On August 1, the Federal Energy Regulatory Commission (FERC or the Commission) issued a notice establishing the dates by which certain jurisdictional natural gas pipeline companies must file FERC Form No. 501-G, the “one-time” informational filing the Commission plans to review to ascertain whether the pipelines have, in light of the Tax Cuts and Jobs Act, accounted for reduced federal corporate income taxes in their cost-of-service rates (one-time report). The notice revises the submission dates in FERC Form No. 501-G’s Implementation Guide, which was released alongside FERC’s final rule in Order No. 849, the decision directing the natural gas companies to submit the one-time reports. The final rule is described in more detail in our previous LawFlash.

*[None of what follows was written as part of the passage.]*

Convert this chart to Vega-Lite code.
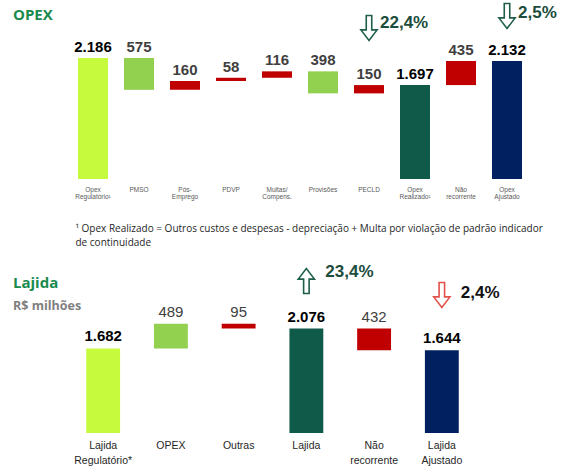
{
  "$schema": "https://vega.github.io/schema/vega-lite/v6.json",
  "padding": {"left": 13, "top": 0, "right": 5, "bottom": 5},
  "config": {
    "view": {"stroke": null},
    "font": "Liberation Sans",
    "locale": {"number": {"decimal": ",", "thousands": ".", "grouping": [3], "currency": ["R$", ""]}}
  },
  "datasets": {
    "opex": [
      {"item": "Opex Regulatório¹", "de": 0, "ate": 2186, "valor": 2186, "tipo": "base"},
      {"item": "PMSO", "de": 1611, "ate": 2186, "valor": 575, "tipo": "favoravel"},
      {"item": "Pós-Emprego", "de": 1611, "ate": 1771, "valor": 160, "tipo": "desfavoravel"},
      {"item": "PDVP", "de": 1771, "ate": 1829, "valor": 58, "tipo": "desfavoravel"},
      {"item": "Multas/Compens.", "de": 1829, "ate": 1945, "valor": 116, "tipo": "desfavoravel"},
      {"item": "Provisões", "de": 1547, "ate": 1945, "valor": 398, "tipo": "favoravel"},
      {"item": "PECLD", "de": 1547, "ate": 1697, "valor": 150, "tipo": "desfavoravel"},
      {"item": "Opex Realizado¹", "de": 0, "ate": 1697, "valor": 1697, "tipo": "realizado"},
      {"item": "Não recorrente", "de": 1697, "ate": 2132, "valor": 435, "tipo": "desfavoravel"},
      {"item": "Opex Ajustado", "de": 0, "ate": 2132, "valor": 2132, "tipo": "ajustado"}
    ],
    "opex_notas": [
      {"item": "PECLD", "variacao": 0.224, "sentido": "queda", "tom": "verde", "y_seta": 2728, "y_texto": 2818},
      {"item": "Opex Ajustado", "variacao": 0.025, "sentido": "queda", "tom": "verde", "y_seta": 2945, "y_texto": 2999}
    ],
    "lajida": [
      {"item": "Lajida Regulatório*", "de": 0, "ate": 1682, "valor": 1682, "tipo": "base"},
      {"item": "OPEX", "de": 1682, "ate": 2171, "valor": 489, "tipo": "favoravel"},
      {"item": "Outras", "de": 2076, "ate": 2171, "valor": 95, "tipo": "desfavoravel"},
      {"item": "Lajida", "de": 0, "ate": 2076, "valor": 2076, "tipo": "realizado"},
      {"item": "Não recorrente", "de": 1644, "ate": 2076, "valor": 432, "tipo": "desfavoravel"},
      {"item": "Lajida Ajustado", "de": 0, "ate": 1644, "valor": 1644, "tipo": "ajustado"}
    ],
    "lajida_notas": [
      {"item": "Lajida", "variacao": 0.234, "sentido": "alta", "tom": "verde", "y_seta": 3022, "y_texto": 3201},
      {"item": "Lajida Ajustado", "variacao": 0.024, "sentido": "queda", "tom": "vermelho", "y_seta": 2744, "y_texto": 2783}
    ]
  },
  "spacing": 83,
  "bounds": "flush",
  "vconcat": [
    {
      "width": 474,
      "height": 176,
      "title": {"text": "OPEX", "anchor": "start", "frame": "group", "dx": -50, "offset": -22.5, "font": "Open Sans", "fontSize": 15, "fontWeight": "bold", "color": "#1A8A4E"},
      "layer": [
        {
          "data": {"name": "opex"},
          "mark": {"type": "bar"},
          "encoding": {
            "x": {
              "field": "item", "type": "nominal", "sort": null,
              "scale": {"domain": ["Opex Regulatório¹", "PMSO", "Pós-Emprego", "PDVP", "Multas/Compens.", "Provisões", "PECLD", "Opex Realizado¹", "Não recorrente", "Opex Ajustado"], "paddingInner": 0.348, "paddingOuter": 0.326},
              "axis": {
                "title": ["¹ Opex Realizado = Outros custos e despesas - depreciação + Multa por violação de padrão indicador", "de continuidade"],
                "titleAnchor": "start", "titleAlign": "left", "titleX": 12, "titleY": 52, "titleBaseline": "alphabetic",
                "titleFont": "Open Sans", "titleFontSize": 10, "titleFontWeight": "normal", "titleColor": "#262626", "titleLineHeight": 14,
                "labelAngle": 0, "labelOverlap": false,
                "labelExpr": "split(replace(replace(replace(datum.label, ' ', '|'), '-', '-|'), '/', '/|'), '|')",
                "labelFont": "Liberation Sans", "labelFontSize": 6.5, "labelLineHeight": 7, "labelColor": "#595959",
                "labelPadding": 7, "labelBaseline": "top", "ticks": false, "domain": false
              }
            },
            "y": {"field": "de", "type": "quantitative", "scale": {"domain": [0, 3180], "nice": false, "zero": false}, "axis": null},
            "y2": {"field": "ate"},
            "fill": {"field": "tipo", "type": "nominal", "scale": {"domain": ["base", "favoravel", "desfavoravel", "realizado", "ajustado"], "range": ["#C6FA3C", "#92D050", "#C00000", "#0F5A48", "#002060"]}, "legend": null}
          }
        },
        {
          "data": {"name": "opex"},
          "transform": [{"filter": "datum.de == 0"}],
          "mark": {"type": "text", "fontWeight": "bold", "fontSize": 15, "baseline": "alphabetic", "dy": -6, "color": "#000000"},
          "encoding": {
            "x": {"field": "item", "type": "nominal", "sort": null},
            "y": {"field": "ate", "type": "quantitative"},
            "text": {"field": "valor", "type": "quantitative", "format": ",d"}
          }
        },
        {
          "data": {"name": "opex"},
          "transform": [{"filter": "datum.de > 0"}],
          "mark": {"type": "text", "fontWeight": "bold", "fontSize": 15, "baseline": "alphabetic", "dy": -6, "color": "#404040"},
          "encoding": {
            "x": {"field": "item", "type": "nominal", "sort": null},
            "y": {"field": "ate", "type": "quantitative"},
            "text": {"field": "valor", "type": "quantitative", "format": ",d"}
          }
        },
        {
          "data": {"name": "opex_notas"},
          "mark": {"type": "point", "filled": false, "strokeWidth": 1.6, "size": 625, "opacity": 1},
          "encoding": {
            "x": {"field": "item", "type": "nominal", "sort": null},
            "y": {"field": "y_seta", "type": "quantitative"},
            "shape": {"field": "sentido", "type": "nominal", "scale": {"domain": ["queda", "alta"], "range": ["M-0.22,-1L0.22,-1L0.22,0.15L0.65,0.15L0,1L-0.65,0.15L-0.22,0.15Z", "M-0.22,1L0.22,1L0.22,-0.15L0.65,-0.15L0,-1L-0.65,-0.15L-0.22,-0.15Z"]}, "legend": null},
            "stroke": {"field": "tom", "type": "nominal", "scale": {"domain": ["verde", "vermelho"], "range": ["#1F5E4A", "#E0514C"]}, "legend": null}
          }
        },
        {
          "data": {"name": "opex_notas"},
          "mark": {"type": "text", "align": "left", "baseline": "middle", "dx": 11, "fontSize": 17, "fontWeight": "bold"},
          "encoding": {
            "x": {"field": "item", "type": "nominal", "sort": null},
            "y": {"field": "y_texto", "type": "quantitative"},
            "text": {"field": "variacao", "type": "quantitative", "format": ".1%"},
            "color": {"field": "tom", "type": "nominal", "scale": {"domain": ["verde", "vermelho"], "range": ["#1B4C3C", "#111111"]}, "legend": null}
          }
        }
      ]
    },
    {
      "width": 419,
      "height": 171,
      "title": {"text": "Lajida", "subtitle": "R$ milhões", "anchor": "start", "frame": "group", "dx": -50, "offset": -50, "font": "Open Sans", "fontSize": 15, "fontWeight": "bold", "color": "#1A8A4E", "subtitleFont": "Open Sans", "subtitleFontSize": 12.5, "subtitleFontWeight": "bold", "subtitleColor": "#7F7F7F", "subtitlePadding": 9},
      "layer": [
        {
          "data": {"name": "lajida"},
          "mark": {"type": "bar"},
          "encoding": {
            "x": {
              "field": "item", "type": "nominal", "sort": null,
              "scale": {"domain": ["Lajida Regulatório*", "OPEX", "Outras", "Lajida", "Não recorrente", "Lajida Ajustado"], "paddingInner": 0.5, "paddingOuter": 0.343},
              "axis": {
                "title": null, "labelAngle": 0, "labelOverlap": false,
                "labelExpr": "split(replace(datum.label, ' ', '|'), '|')",
                "labelFont": "Liberation Sans", "labelFontSize": 10.5, "labelLineHeight": 15, "labelColor": "#262626",
                "labelPadding": 7, "labelBaseline": "top", "ticks": false, "domain": false
              }
            },
            "y": {"field": "de", "type": "quantitative", "scale": {"domain": [0, 3400], "nice": false, "zero": false}, "axis": null},
            "y2": {"field": "ate"},
            "fill": {"field": "tipo", "type": "nominal", "scale": {"domain": ["base", "favoravel", "desfavoravel", "realizado", "ajustado"], "range": ["#C6FA3C", "#92D050", "#C00000", "#0F5A48", "#002060"]}, "legend": null}
          }
        },
        {
          "data": {"name": "lajida"},
          "transform": [{"filter": "datum.de == 0"}],
          "mark": {"type": "text", "fontWeight": "bold", "fontSize": 15, "baseline": "alphabetic", "dy": -7, "color": "#000000"},
          "encoding": {
            "x": {"field": "item", "type": "nominal", "sort": null},
            "y": {"field": "ate", "type": "quantitative"},
            "text": {"field": "valor", "type": "quantitative", "format": ",d"}
          }
        },
        {
          "data": {"name": "lajida"},
          "transform": [{"filter": "datum.de > 0"}],
          "mark": {"type": "text", "fontWeight": "normal", "fontSize": 15, "baseline": "alphabetic", "dy": -7, "color": "#404040"},
          "encoding": {
            "x": {"field": "item", "type": "nominal", "sort": null},
            "y": {"field": "ate", "type": "quantitative"},
            "text": {"field": "valor", "type": "quantitative", "format": ",d"}
          }
        },
        {
          "data": {"name": "lajida_notas"},
          "mark": {"type": "point", "filled": false, "strokeWidth": 1.6, "size": 625, "opacity": 1},
          "encoding": {
            "x": {"field": "item", "type": "nominal", "sort": null},
            "y": {"field": "y_seta", "type": "quantitative"},
            "shape": {"field": "sentido", "type": "nominal", "scale": {"domain": ["queda", "alta"], "range": ["M-0.22,-1L0.22,-1L0.22,0.15L0.65,0.15L0,1L-0.65,0.15L-0.22,0.15Z", "M-0.22,1L0.22,1L0.22,-0.15L0.65,-0.15L0,-1L-0.65,-0.15L-0.22,-0.15Z"]}, "legend": null},
            "stroke": {"field": "tom", "type": "nominal", "scale": {"domain": ["verde", "vermelho"], "range": ["#1F5E4A", "#E0514C"]}, "legend": null}
          }
        },
        {
          "data": {"name": "lajida_notas"},
          "mark": {"type": "text", "align": "left", "baseline": "middle", "dx": 19, "fontSize": 17, "fontWeight": "bold"},
          "encoding": {
            "x": {"field": "item", "type": "nominal", "sort": null},
            "y": {"field": "y_texto", "type": "quantitative"},
            "text": {"field": "variacao", "type": "quantitative", "format": ".1%"},
            "color": {"field": "tom", "type": "nominal", "scale": {"domain": ["verde", "vermelho"], "range": ["#1B4C3C", "#111111"]}, "legend": null}
          }
        }
      ]
    }
  ]
}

Under the revised Implementation Guide, natural gas pipeline companies that are required to FERC Form No. 2 or 2-A for calendar year 2017 are organized into three distinct groups. Group I must file FERC Form No. 501-G by October 11, 2018; Group II, by November 8, 2018; and Group III, by December 6, 2018. In its final rule, FERC explained that if a pipeline refuses to promptly submit the one-time report, or fails to correct a patently erroneous or incomplete one-time report, the Commission could consider the pipeline to be in violation of its reporting obligation under FERC’s rules and regulations, provided the Commission does not otherwise grant a waiver for good cause. FERC also emphasized that pipelines may file FERC Form No. 501-G earlier than these dates.
FERC is allowing interested parties to file interventions, protests, and comments in response to the submissions. Those filings will be due 12 days after each pipeline’s one-time report due date.